Even with the best social engineering, AI personalities contain currents of callousness. Lucky for me, life in my family trained me well to cope with that. “Got it.”
A pitying tone enters OS’s words. “Spacefarer Celius turned eighteen while on board, but you’re nearer eighteen than seventeen, too. You have your own separate routines scheduled in by your respective countries. There is no reason you cannot train effectively in isolation for the eventual rescue of Minerva.”

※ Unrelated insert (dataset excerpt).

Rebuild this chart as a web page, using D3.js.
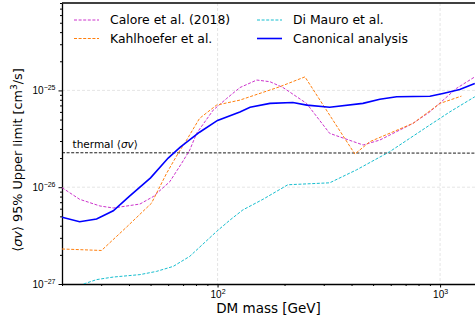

“Bullshit. This isn’t about meeting up for tea and gossip. This is about our survival. Remind Kodiak that I’m the only game in town if he’s hoping for any human contact whatsoever. Remind him that loneliness will wreck anyone eventually. That even the most tundra-hardened soldier trained in survivialism and hand-to-hand combat can die of it.”
“I relayed your message, using your exact language. I will note, though, that I am engineered to provide social sustenance—”
“Let me guess, no response from Kodiak?”
“You are correct.”
I stretch out on the bunk, even within my anger enjoying the sensation of muscles that no longer cramp and clutch. I press my hands over my eyes. You’re in outer space, where you’ve always dreamed to be, I remind myself. You are rescuing your sister. You are the pride of your family and the hope of Fédération. Millions want to be you.
I place my feet on the ground to get the blood circulating. I must have caught Rover by surprise; it squeaks. “I guess I’ll be dining on my own today, while I review the harvesting training reels. What’s the plat du jour, madame?”